Please put the study design table back in the main manuscript document and add an optional column on the right stating the outcome. The full tracked changes version of the manuscript needs to be available at the link provided in question 2 of the Report Survey. Please also add line numbers to make commenting during the review process more efficient and clear. I include a few other minor comments below.
Many thanks and all my best,
Corina
Minor comments:
1) Perhaps the title should be updated to delete “registered report” because it is now a Stage 2?

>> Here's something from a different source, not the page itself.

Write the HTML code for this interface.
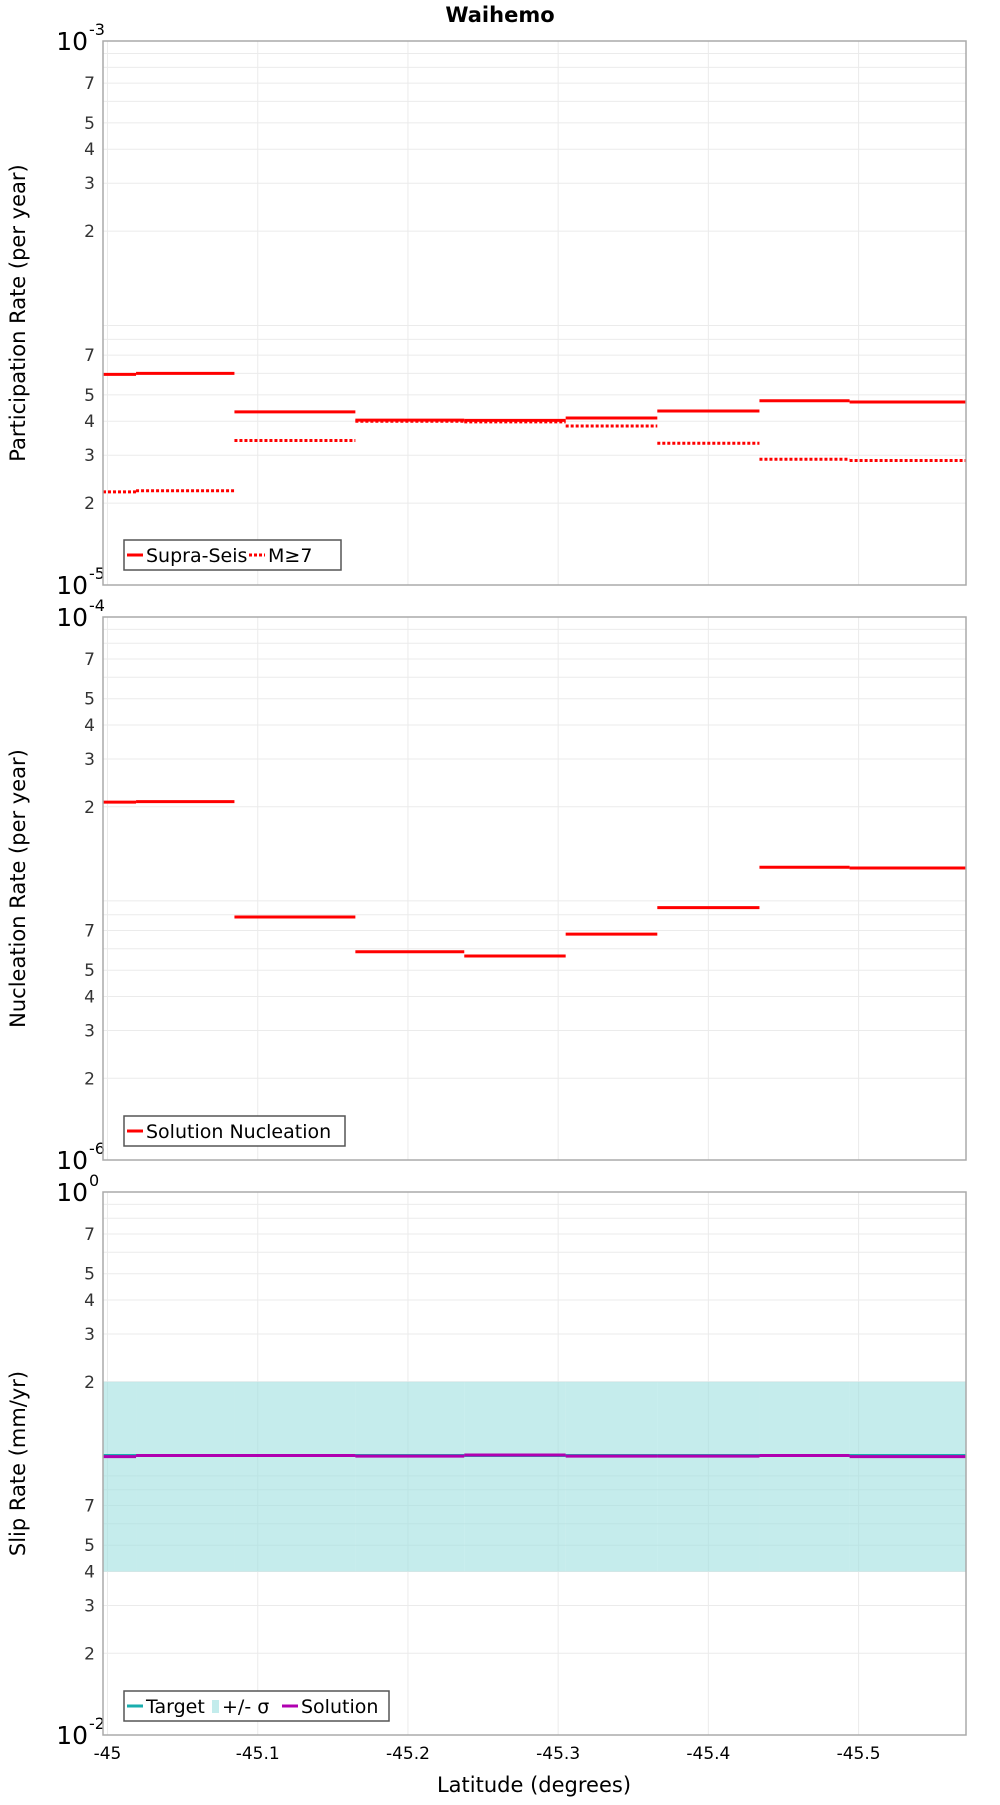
<!DOCTYPE html>
<html><head><meta charset="utf-8"><style>
body{margin:0;background:#fff}
svg text{font-family:"DejaVu Sans","Liberation Sans",sans-serif}
</style></head><body>
<svg id="c" width="1000" height="1800" viewBox="0 0 1000 1800" xmlns="http://www.w3.org/2000/svg">
<text x="500" y="22" text-anchor="middle" font-size="21" font-weight="bold">Waihemo</text>
<text x="534" y="1792" text-anchor="middle" font-size="21">Latitude (degrees)</text>
</svg>
<script>
const segStarts=[-44.997,-45.019,-45.0845,-45.165,-45.2375,-45.305,-45.366,-45.434,-45.494];
const segEnds=[-45.019,-45.0845,-45.165,-45.2375,-45.305,-45.366,-45.434,-45.494,-45.5715];
const supraSeis=[5.95e-5,6.0e-5,4.33e-5,4.04e-5,4.03e-5,4.11e-5,4.36e-5,4.76e-5,4.71e-5];
const m7=[2.20e-5,2.22e-5,3.40e-5,4.0e-5,3.98e-5,3.84e-5,3.32e-5,2.90e-5,2.87e-5];
const nucleation=[2.08e-5,2.09e-5,7.85e-6,5.85e-6,5.64e-6,6.79e-6,8.5e-6,1.197e-5,1.19e-5];
const target=[0.107,0.107,0.107,0.107,0.107,0.107,0.107,0.107,0.107];
const sigmaLow=[0.04,0.04,0.04,0.04,0.04,0.04,0.04,0.04,0.04];
const sigmaHigh=[0.2,0.2,0.2,0.2,0.2,0.2,0.2,0.2,0.2];
const solution=[0.106,0.107,0.107,0.1065,0.1075,0.1065,0.1065,0.107,0.106];
const xTicks=[-45,-45.1,-45.2,-45.3,-45.4,-45.5];
const xTickLabels=["-45","-45.1","-45.2","-45.3","-45.4","-45.5"];
const minorLabels=[2,3,4,5,7];

const NS="http://www.w3.org/2000/svg";
const svg=document.getElementById('c');
const L=103,R=966,X0=-44.997,X1=-45.5715;
function sx(v){return L+(v-X0)/(X1-X0)*(R-L);}
function mk(tag,attrs,parent){const e=document.createElementNS(NS,tag);for(const k in attrs)e.setAttribute(k,attrs[k]);(parent||svg).appendChild(e);return e;}
const panels=[
 {top:41,bot:585,d0:-3,d1:-5,title:"Participation Rate (per year)",name:"participation"},
 {top:617,bot:1160,d0:-4,d1:-6,title:"Nucleation Rate (per year)",name:"nucleation"},
 {top:1192,bot:1735,d0:0,d1:-2,title:"Slip Rate (mm/yr)",name:"slip"}];
panels.forEach((p,pi)=>{
 p.sy=v=>p.top+(p.d0-Math.log10(v))/(p.d0-p.d1)*(p.bot-p.top);
 const g=mk('g',{});
 
 
 p.g=g;
 for(let d=p.d1;d<p.d0;d++){for(let m=2;m<=9;m++){const y=p.sy(m*Math.pow(10,d));
  const gl=mk('line',{x1:L,x2:R,y1:y,y2:y,stroke:'#ebebeb','stroke-width':1},g);
  
  
  if(minorLabels.includes(m)){const t=mk('text',{x:95,y:y+6,'text-anchor':'end','font-size':17,fill:'#333'},g);t.textContent=m;
   
   }}}
 [p.d0,p.d1].forEach(d=>{const y=p.sy(Math.pow(10,d));
  const t=mk('text',{x:88,y:y+9,'text-anchor':'end','font-size':25},g);t.textContent='10';
  
  
  const s=mk('text',{x:89,y:y-6,'font-size':16},g);s.textContent=String(d);
  
  });
 xTicks.forEach((v,i)=>{const x=sx(v);
  const gl=mk('line',{x1:x,x2:x,y1:p.top,y2:p.bot,stroke:'#ebebeb','stroke-width':1},g);
  
  
  if(pi==2){const t=mk('text',{x:x,y:1759,'text-anchor':'middle','font-size':17},g);t.textContent=xTickLabels[i];
   
   }});
 const yt=mk('text',{x:0,y:0,'text-anchor':'middle','font-size':21,transform:`translate(25,${(p.top+p.bot)/2}) rotate(-90)`},g);
 yt.textContent=p.title;
 
 
});
function segs(p,vals,color,w,dash,name){vals.forEach((v,i)=>{const y=p.sy(v);
 const a={x1:sx(segStarts[i]),x2:sx(segEnds[i]),y1:y,y2:y,stroke:color,'stroke-width':w};if(dash)a['stroke-dasharray']=dash;
 const l=mk('line',a,p.g);
 
 });}
// slip band
const p3=panels[2];
sigmaLow.forEach((v,i)=>{const y1=p3.sy(sigmaHigh[i]),y2=p3.sy(v);
 const r=mk('rect',{x:sx(segStarts[i]),y:y1,width:sx(segEnds[i])-sx(segStarts[i]),height:y2-y1,fill:'#9edfdf','fill-opacity':0.6},p3.g);
 
 });
segs(panels[0],m7,'#ff0000',3,'3 2','m7-segment');
segs(panels[0],supraSeis,'#ff0000',3,null,'supra-seis-segment');
segs(panels[1],nucleation,'#ff0000',3,null,'nucleation-segment');
segs(p3,target,'#1aaeae',3,null,'target-segment');
segs(p3,solution,'#b000b0',3,null,'solution-segment');
panels.forEach(p=>{const b=mk('rect',{x:L,y:p.top,width:R-L,height:p.bot-p.top,fill:'none',stroke:'#aaa','stroke-width':1.5},p.g);
 
 });
function legend(p,y,w,items){const g=mk('g',{},p.g);
 
 
 mk('rect',{x:124,y:y,width:w,height:30,fill:'#fff',stroke:'#555','stroke-width':1.5},g);
 let x=127;items.forEach(it=>{
  if(it.box){mk('rect',{x:x,y:y+9,width:7,height:13,fill:'#c3ecec'},g);x+=10;}
  else{const a={x1:x,x2:x+16,y1:y+15,y2:y+15,stroke:it.c,'stroke-width':3};if(it.dash)a['stroke-dasharray']='3 2';mk('line',a,g);x+=19;}
  const t=mk('text',{x:x,y:y+22,'font-size':19},g);t.textContent=it.t;
  
  
  x+=it.w;});}
legend(panels[0],540,217,[{c:'#ff0000',t:'Supra-Seis',w:103},{c:'#ff0000',dash:1,t:'M≥7',w:50}]);
legend(panels[1],1116,221,[{c:'#ff0000',t:'Solution Nucleation',w:190}]);
legend(p3,1691,265,[{c:'#1aaeae',t:'Target',w:66},{box:1,t:'+/- σ',w:60},{c:'#b000b0',t:'Solution',w:90}]);
</script>
</body></html>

2) Starting in the Abstract and Intro, you changed the term from “statistics anxiety” to “attitudes toward statistics”. I think the former is more informative to the reader about what the term means. However, if you consider competence, value and difficulty as attitudes around statistics, then the broader term is more fitting. If you define “attitudes toward statistics” on your first use, then it would be clearer what the term means.
3) Page 14: “we could reliably detect an effect size of np2= .10 for the Group*Time interaction and pairwise comparisons of d=/> 0.66 with 80% statistical power” add “, which was higher than planned.” per your Stage 1 manuscript.
4) Please provide a justification for why you changed the 11 point Likert scale to 5 points, as well as evaluating 3 rather than 6 components (page 19).